Saved data entries:
▶

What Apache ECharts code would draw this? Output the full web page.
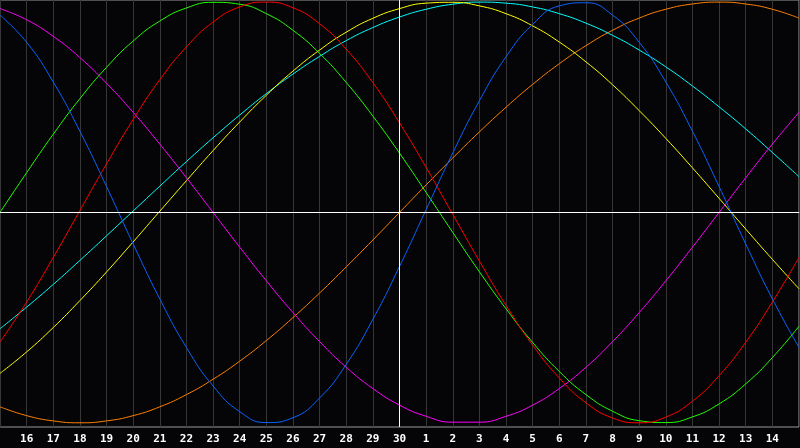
<!DOCTYPE html>
<html>
<head>
<meta charset="utf-8">
<script src="https://cdn.jsdelivr.net/npm/echarts@6/dist/echarts.min.js"></script>
<style>
  html, body { margin: 0; padding: 0; background: #050507; }
  #chart { width: 800px; height: 448px; }
</style>
</head>
<body>
<div id="chart"></div>
<script>
// days shown (previous month 15 .. next month 15), 30 is "today"
const dayLabels = ['15', '16', '17', '18', '19', '20', '21', '22', '23', '24', '25', '26', '27', '28', '29', '30',
  '1', '2', '3', '4', '5', '6', '7', '8', '9', '10', '11', '12', '13', '14', '15']

// cycle values in percent, one per day
const blueValues = [93.8, 80.9, 62.0, 38.6, 12.3, -15.0, -41.1, -64.2, -82.5, -94.7, -99.9, -97.6, -88.2, -72.2, -50.8, -25.7,
  1.4, 28.3, 53.1, 74.0, 89.4, 98.2, 99.7, 93.8, 80.9, 62.0, 38.6, 12.3, -15.0, -41.1, -64.2]
const redValues = [-61.6, -42.6, -21.4, 0.9, 23.1, 44.2, 63.1, 78.7, 90.5, 97.7, 100, 97.3, 89.7, 77.6, 61.7, 42.6,
  21.4, -0.9, -23.1, -44.2, -63.1, -78.7, -90.5, -97.7, -100, -97.3, -89.7, -77.6, -61.7, -42.6, -21.4]
const greenValues = [0, 18.9, 37.2, 54.1, 69.0, 81.5, 91.0, 97.2, 99.9, 99.0, 94.5, 86.6, 75.6, 61.8, 45.8, 28.2,
  9.5, -9.5, -28.2, -45.8, -61.8, -75.6, -86.6, -94.5, -99.0, -99.9, -97.2, -91.0, -81.5, -69.0, -54.1]
const magentaValues = [96.9, 91.6, 83.7, 73.6, 61.4, 47.6, 32.5, 16.5, 0, -16.5, -32.5, -47.6, -61.4, -73.6, -83.7, -91.6,
  -96.9, -99.7, -99.7, -96.9, -91.6, -83.7, -73.6, -61.4, -47.6, -32.5, -16.5, 0, 16.5, 32.5, 47.6]
const yellowValues = [-76.5, -66.3, -54.7, -41.9, -28.3, -14.0, 0.6, 15.1, 29.4, 43.0, 55.7, 67.2, 77.2, 85.7, 92.3, 96.9,
  99.5, 99.9, 98.2, 94.5, 88.7, 81.0, 71.6, 60.7, 48.4, 35.2, 21.2, 6.7, -7.9, -22.3, -36.3]
const cyanValues = [-55.3, -45.0, -34.2, -22.8, -11.1, 0.7, 12.5, 24.2, 35.5, 46.3, 56.5, 65.8, 74.2, 81.7, 87.9, 92.9,
  96.6, 99.0, 100, 99.5, 97.7, 94.5, 90.0, 84.2, 77.2, 69.2, 60.1, 50.2, 39.7, 28.5, 17.0]
const orangeValues = [-92.4, -96.6, -99.1, -100, -99.1, -96.6, -92.4, -86.6, -79.3, -70.7, -60.9, -50.0, -38.3, -25.9, -13.1, 0,
  13.1, 25.9, 38.3, 50.0, 60.9, 70.7, 79.3, 86.6, 92.4, 96.6, 99.1, 100, 99.1, 96.6, 92.4]

const curves = [
  { name: 'orange', data: orangeValues, color: '#ff8000' },
  { name: 'cyan', data: cyanValues, color: '#00ffff' },
  { name: 'yellow', data: yellowValues, color: '#ffff00' },
  { name: 'magenta', data: magentaValues, color: '#ff00ff' },
  { name: 'green', data: greenValues, color: '#22ff00' },
  { name: 'red', data: redValues, color: '#ff0000' },
  { name: 'blue', data: blueValues, color: '#0a64ff' }
]

const chart = echarts.init(document.getElementById('chart'))

const series = curves.map(c => ({
  name: c.name,
  type: 'line',
  data: c.data,
  smooth: true,
  showSymbol: false,
  silent: true,
  z: 3,
  lineStyle: { color: c.color, width: 1 }
}))

// white cross: zero line and today line
series.push({
  type: 'line',
  data: [],
  z: 2,
  markLine: {
    silent: true,
    symbol: 'none',
    label: { show: false },
    lineStyle: { color: '#ffffff', width: 1, type: 'solid' },
    data: [{ yAxis: 0 }, { xAxis: '30' }]
  }
})

chart.setOption({
  backgroundColor: '#050507',
  animation: false,
  grid: {
    left: 0,
    right: 1,
    top: 0,
    height: 427,
    show: true,
    borderColor: '#9a9a9a',
    borderWidth: 1
  },
  xAxis: {
    type: 'category',
    data: dayLabels,
    boundaryGap: false,
    axisLine: { lineStyle: { color: '#a0a0a0', width: 1 } },
    axisTick: { show: false },
    axisLabel: {
      color: '#ffffff',
      fontFamily: 'DejaVu Sans Mono',
      fontWeight: 'bold',
      fontSize: 11,
      margin: 7,
      interval: (i) => i > 0 && i < dayLabels.length - 1
    },
    splitLine: { show: true, interval: 0, lineStyle: { color: '#363636', width: 1 } }
  },
  yAxis: {
    type: 'value',
    min: -102,
    max: 101,
    show: false,
    splitLine: { show: false }
  },
  series: series
})
</script>
</body>
</html>
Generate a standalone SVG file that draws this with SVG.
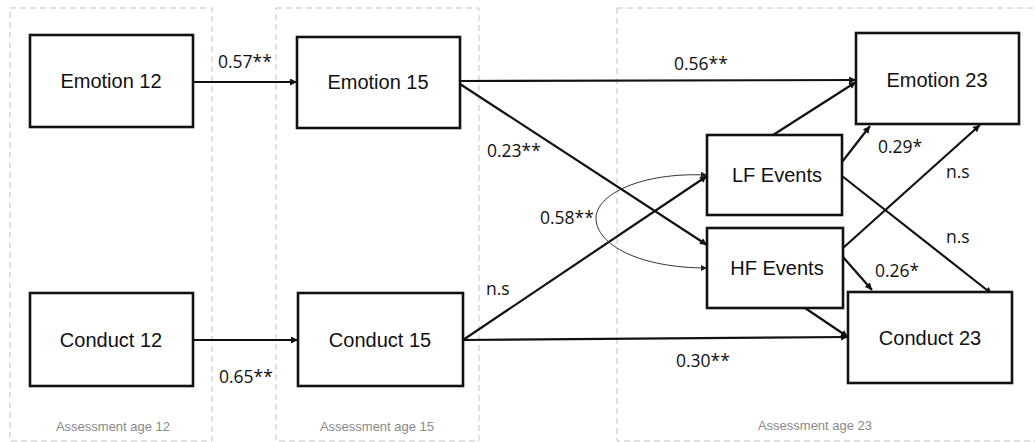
<svg xmlns="http://www.w3.org/2000/svg" width="1035" height="442" viewBox="0 0 1035 442">
<style>
.zone{fill:none;stroke:#c4c4c4;stroke-width:1;stroke-dasharray:6 4}
.zl{font-family:"Liberation Sans",Arial,sans-serif;font-size:13px;fill:#8a8a8a;text-anchor:middle}
.box{fill:#fff;stroke:#111;stroke-width:2.6}
.nt{font-family:"Liberation Sans",Arial,sans-serif;font-size:20px;fill:#111;text-anchor:middle}
.c{fill:none;stroke:#111;stroke-width:2.2;marker-end:url(#ah)}
.cv{fill:none;stroke:#333;stroke-width:1;marker-start:url(#sh);marker-end:url(#sh)}
.el{font-family:"Open Sans","DejaVu Sans",sans-serif;font-size:17.5px;fill:#111}
</style>
<defs>
<marker id="ah" viewBox="0 0 10 10" refX="10" refY="5" markerWidth="9" markerHeight="7" markerUnits="userSpaceOnUse" orient="auto"><path d="M0,0 L10,5 L0,10 z" fill="#111"/></marker>
<marker id="sh" viewBox="0 0 10 10" refX="10" refY="5" markerWidth="8" markerHeight="6" markerUnits="userSpaceOnUse" orient="auto-start-reverse"><path d="M0,0 L10,5 L0,10 z" fill="#222"/></marker>
</defs>
<rect width="1035" height="442" fill="#fff"/>
<g id="zones">
<rect class="zone" x="10" y="8" width="202" height="433"/>
<rect class="zone" x="276" y="8" width="203" height="433"/>
<rect class="zone" x="617" y="8" width="430" height="433"/>
<text class="zl" x="113" y="431">Assessment age 12</text>
<text class="zl" x="377" y="431">Assessment age 15</text>
<text class="zl" x="815" y="430">Assessment age 23</text>
</g>
<g id="connectors">
<line class="c" x1="193" y1="82" x2="297" y2="82"/>
<line class="c" x1="460" y1="81" x2="856" y2="80"/>
<line class="c" x1="460" y1="84" x2="707" y2="245"/>
<line class="c" x1="193" y1="340" x2="298" y2="340"/>
<line class="c" x1="463" y1="340" x2="707" y2="176"/>
<line class="c" x1="463" y1="340" x2="848" y2="337"/>
<line class="c" x1="773" y1="135" x2="856" y2="82"/>
<line class="c" x1="842" y1="162" x2="870" y2="126"/>
<line class="c" x1="842" y1="176" x2="992" y2="294"/>
<line class="c" x1="843" y1="248" x2="980" y2="125"/>
<line class="c" x1="843" y1="257" x2="872" y2="290"/>
<line class="c" x1="805" y1="308" x2="848" y2="337"/>
<path class="cv" d="M707,175 C640,172 596,195 596,218 C596,245 640,268 707,268"/>
<text class="el" x="218" y="68">0.57**</text>
<text class="el" x="674" y="70">0.56**</text>
<text class="el" x="487" y="157">0.23**</text>
<text class="el" x="540" y="224">0.58**</text>
<text class="el" x="486" y="295">n.s</text>
<text class="el" x="219" y="383">0.65**</text>
<text class="el" x="676" y="367">0.30**</text>
<text class="el" x="878" y="153">0.29*</text>
<text class="el" x="946" y="178">n.s</text>
<text class="el" x="946" y="243">n.s</text>
<text class="el" x="875" y="277">0.26*</text>
</g>
<g id="emotion12"><rect class="box" x="30" y="35" width="163" height="92"/><text class="nt" x="111" y="88">Emotion 12</text></g>
<g id="emotion15"><rect class="box" x="297" y="37" width="163" height="91"/><text class="nt" x="378" y="89">Emotion 15</text></g>
<g id="conduct12"><rect class="box" x="30" y="293" width="163" height="93"/><text class="nt" x="111" y="347">Conduct 12</text></g>
<g id="conduct15"><rect class="box" x="298" y="293" width="165" height="93"/><text class="nt" x="380" y="347">Conduct 15</text></g>
<g id="lfevents"><rect class="box" x="707" y="135" width="135" height="80"/><text class="nt" x="777" y="182">LF Events</text></g>
<g id="hfevents"><rect class="box" x="707" y="228" width="136" height="80"/><text class="nt" x="777" y="275">HF Events</text></g>
<g id="emotion23"><rect class="box" x="856" y="33" width="163" height="91"/><text class="nt" x="937" y="87">Emotion 23</text></g>
<g id="conduct23"><rect class="box" x="848" y="292" width="164" height="91"/><text class="nt" x="930" y="345">Conduct 23</text></g>
</svg>
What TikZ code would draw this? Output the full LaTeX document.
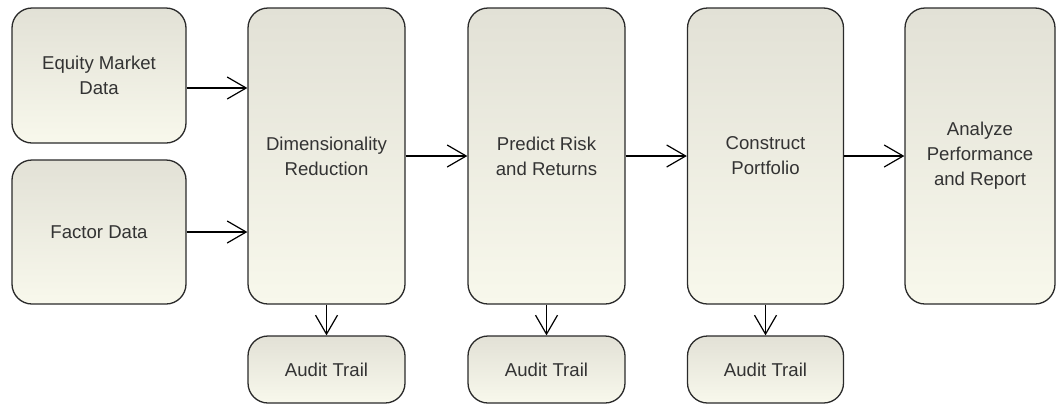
\documentclass[tikz,border=0pt]{standalone}
\usepackage{fontspec}
\setmainfont{Liberation Sans}
\usetikzlibrary{arrows.meta}
\definecolor{boxtop}{HTML}{E2E1D6}
\definecolor{boxbot}{HTML}{F8F8EC}
\definecolor{txt}{HTML}{333333}
\definecolor{edge}{HTML}{2A2A2A}
\begin{document}
\begin{tikzpicture}[x=1pt,y=-1pt,
  blk/.style={draw=edge, line width=1.3pt, rounded corners=20pt,
    top color=boxtop, bottom color=boxbot, inner sep=0pt,
    align=center, text=txt, font=\fontsize{18.6}{25}\selectfont},
  arr/.style={draw=black, line width=1.2pt, -{Straight Barb[length=19pt,width=22pt,line width=1.2pt]}}]
\useasboundingbox (0,0) rectangle (1056,405);
\node[blk, minimum width=174pt, minimum height=135pt] (eq) at (99,75.5) {Equity Market\\Data};
\node[blk, minimum width=174pt, minimum height=144pt] (fac) at (99,232) {Factor Data};
\node[blk, minimum width=157pt, minimum height=296pt] (dim) at (326.5,156) {Dimensionality\\Reduction};
\node[blk, minimum width=157pt, minimum height=296pt] (pred) at (546.5,156) {Predict Risk\\and Returns};
\node[blk, minimum width=156pt, minimum height=296pt] (con) at (765.5,156) {Construct\\Portfolio};
\node[blk, minimum width=150pt, minimum height=296pt] (ana) at (980,156) {Analyze\\Performance\\and Report};
\node[blk, minimum width=157pt, minimum height=67pt] (a1) at (326.5,369.5) {Audit Trail};
\node[blk, minimum width=157pt, minimum height=67pt] (a2) at (546.5,369.5) {Audit Trail};
\node[blk, minimum width=156pt, minimum height=67pt] (a3) at (765.5,369.5) {Audit Trail};
\coordinate (ya) at (0,88);
\draw[arr] (eq.east |- ya) -- (dim.west |- ya);
\draw[arr] (fac.east) -- (fac.east -| dim.west);
\draw[arr] (dim.east) -- (pred.west);
\draw[arr] (pred.east) -- (con.west);
\draw[arr] (con.east) -- (ana.west);
\draw[arr] (dim.south) -- (a1.north);
\draw[arr] (pred.south) -- (a2.north);
\draw[arr] (con.south) -- (a3.north);
\end{tikzpicture}
\end{document}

◀

WHAT YOU NEED TO DO:
Within the records, how many lines include "this"? The answer is the number and nothing else.

PROBLEM SOLUTION:
3